_WORK TO COMPLETE_
Take the lines from the top down to and including the one with "import seaborn as sns" and repeat them exactly. Omit images.

_Dataset records_
[start]

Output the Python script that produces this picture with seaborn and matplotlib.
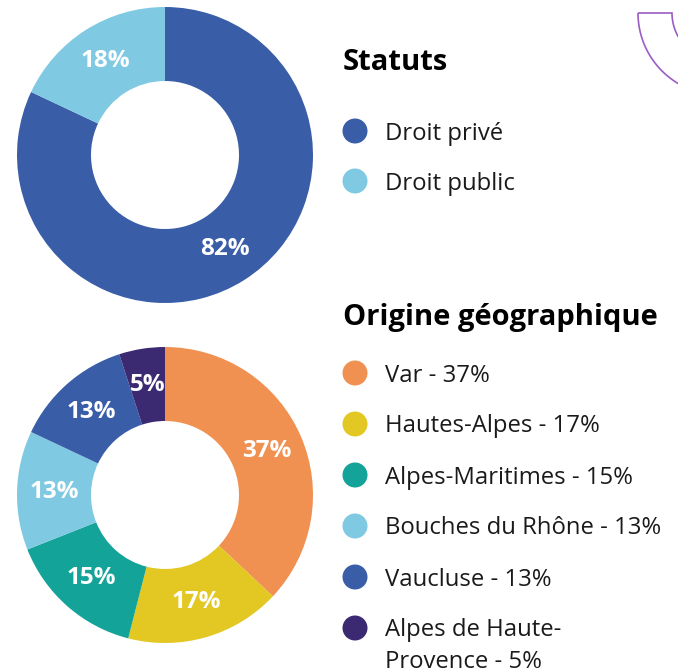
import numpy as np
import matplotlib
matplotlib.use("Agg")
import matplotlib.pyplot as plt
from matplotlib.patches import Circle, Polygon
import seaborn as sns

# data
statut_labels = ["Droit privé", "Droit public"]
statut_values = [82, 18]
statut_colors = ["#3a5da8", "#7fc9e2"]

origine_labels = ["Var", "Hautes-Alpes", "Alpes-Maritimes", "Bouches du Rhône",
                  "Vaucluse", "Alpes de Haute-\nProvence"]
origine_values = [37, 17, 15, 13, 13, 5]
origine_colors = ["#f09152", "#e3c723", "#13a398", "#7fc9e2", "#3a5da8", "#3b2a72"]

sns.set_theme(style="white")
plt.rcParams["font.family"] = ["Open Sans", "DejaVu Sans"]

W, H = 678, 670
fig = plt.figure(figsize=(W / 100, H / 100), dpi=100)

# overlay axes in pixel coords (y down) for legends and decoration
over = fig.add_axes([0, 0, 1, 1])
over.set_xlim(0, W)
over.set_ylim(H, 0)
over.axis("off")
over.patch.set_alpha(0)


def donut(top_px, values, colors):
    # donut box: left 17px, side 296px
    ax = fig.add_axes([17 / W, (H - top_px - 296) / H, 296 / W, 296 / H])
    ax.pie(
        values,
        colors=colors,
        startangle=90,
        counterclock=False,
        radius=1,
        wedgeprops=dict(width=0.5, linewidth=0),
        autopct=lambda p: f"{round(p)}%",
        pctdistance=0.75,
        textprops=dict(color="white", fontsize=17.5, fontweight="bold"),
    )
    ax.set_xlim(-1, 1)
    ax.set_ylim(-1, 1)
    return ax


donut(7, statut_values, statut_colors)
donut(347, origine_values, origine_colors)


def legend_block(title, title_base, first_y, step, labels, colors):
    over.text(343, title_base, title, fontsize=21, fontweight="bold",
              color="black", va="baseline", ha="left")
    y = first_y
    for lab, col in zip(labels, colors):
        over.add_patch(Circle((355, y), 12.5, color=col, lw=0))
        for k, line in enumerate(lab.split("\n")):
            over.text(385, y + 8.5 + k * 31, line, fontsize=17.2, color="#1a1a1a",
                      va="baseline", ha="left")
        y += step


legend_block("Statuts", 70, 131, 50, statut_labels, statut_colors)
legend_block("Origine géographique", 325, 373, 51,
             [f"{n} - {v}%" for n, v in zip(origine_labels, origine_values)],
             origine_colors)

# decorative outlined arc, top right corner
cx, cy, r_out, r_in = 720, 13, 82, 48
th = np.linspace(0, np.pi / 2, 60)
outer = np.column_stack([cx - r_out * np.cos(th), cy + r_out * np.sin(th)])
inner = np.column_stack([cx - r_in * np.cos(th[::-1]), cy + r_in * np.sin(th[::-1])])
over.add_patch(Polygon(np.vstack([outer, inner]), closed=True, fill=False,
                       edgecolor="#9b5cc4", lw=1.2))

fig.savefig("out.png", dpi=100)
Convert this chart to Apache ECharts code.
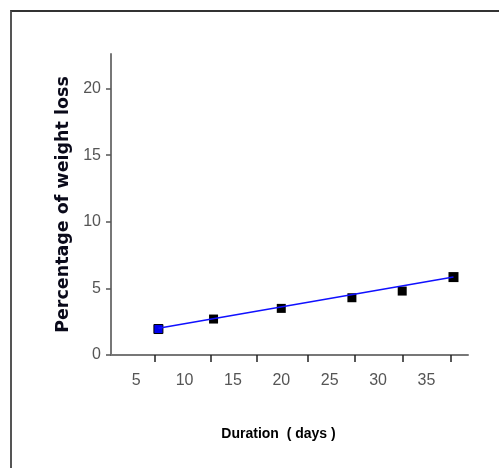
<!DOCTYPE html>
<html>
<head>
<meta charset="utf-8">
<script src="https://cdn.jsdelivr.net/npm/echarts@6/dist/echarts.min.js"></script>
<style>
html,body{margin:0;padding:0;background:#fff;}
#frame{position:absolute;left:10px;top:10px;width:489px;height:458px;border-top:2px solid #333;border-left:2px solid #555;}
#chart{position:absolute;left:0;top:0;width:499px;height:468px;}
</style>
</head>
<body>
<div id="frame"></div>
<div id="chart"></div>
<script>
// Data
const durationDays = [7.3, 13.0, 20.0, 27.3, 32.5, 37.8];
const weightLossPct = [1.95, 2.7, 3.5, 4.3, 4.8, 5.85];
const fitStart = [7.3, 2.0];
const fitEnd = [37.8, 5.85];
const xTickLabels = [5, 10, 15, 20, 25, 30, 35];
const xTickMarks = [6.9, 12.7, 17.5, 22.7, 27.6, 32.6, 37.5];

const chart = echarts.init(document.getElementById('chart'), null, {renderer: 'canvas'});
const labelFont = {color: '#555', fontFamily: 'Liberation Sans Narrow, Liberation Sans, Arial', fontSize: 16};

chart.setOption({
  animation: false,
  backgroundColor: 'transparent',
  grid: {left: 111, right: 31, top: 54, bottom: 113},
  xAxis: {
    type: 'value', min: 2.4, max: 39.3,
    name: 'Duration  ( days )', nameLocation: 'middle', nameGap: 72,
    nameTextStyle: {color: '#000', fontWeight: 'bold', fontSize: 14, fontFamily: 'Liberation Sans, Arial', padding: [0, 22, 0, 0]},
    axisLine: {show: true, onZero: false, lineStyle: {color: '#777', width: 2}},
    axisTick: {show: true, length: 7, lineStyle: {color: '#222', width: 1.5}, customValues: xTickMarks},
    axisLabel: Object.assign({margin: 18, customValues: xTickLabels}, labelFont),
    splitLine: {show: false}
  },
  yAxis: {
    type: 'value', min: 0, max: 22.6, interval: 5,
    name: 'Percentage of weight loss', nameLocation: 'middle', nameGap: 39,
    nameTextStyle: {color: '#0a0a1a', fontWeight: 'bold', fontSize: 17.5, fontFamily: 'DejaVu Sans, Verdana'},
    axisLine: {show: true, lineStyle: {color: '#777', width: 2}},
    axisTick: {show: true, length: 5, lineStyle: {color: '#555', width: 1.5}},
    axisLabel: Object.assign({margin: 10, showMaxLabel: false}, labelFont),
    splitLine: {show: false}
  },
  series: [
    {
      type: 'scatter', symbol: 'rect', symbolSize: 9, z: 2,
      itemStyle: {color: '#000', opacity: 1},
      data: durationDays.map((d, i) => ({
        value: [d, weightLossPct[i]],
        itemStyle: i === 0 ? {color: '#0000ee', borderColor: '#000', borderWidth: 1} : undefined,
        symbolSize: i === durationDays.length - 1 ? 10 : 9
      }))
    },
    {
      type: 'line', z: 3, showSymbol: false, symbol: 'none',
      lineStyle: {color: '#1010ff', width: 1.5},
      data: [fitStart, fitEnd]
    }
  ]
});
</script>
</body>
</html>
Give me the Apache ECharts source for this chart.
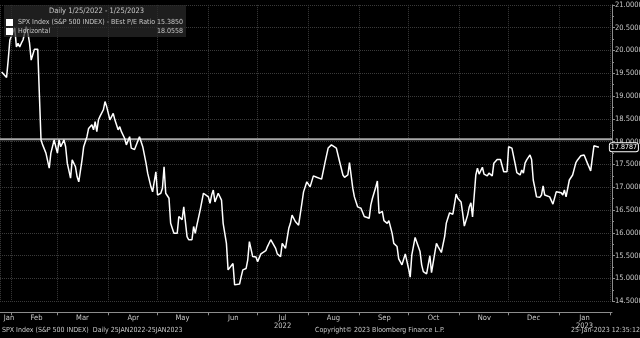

[end]

_EXPECTED OUTPUT_
Output the Python script that produces this picture with seaborn and matplotlib.
import numpy as np
import matplotlib
matplotlib.use("Agg")
import matplotlib.pyplot as plt
from matplotlib.patches import Circle, Polygon
import seaborn as sns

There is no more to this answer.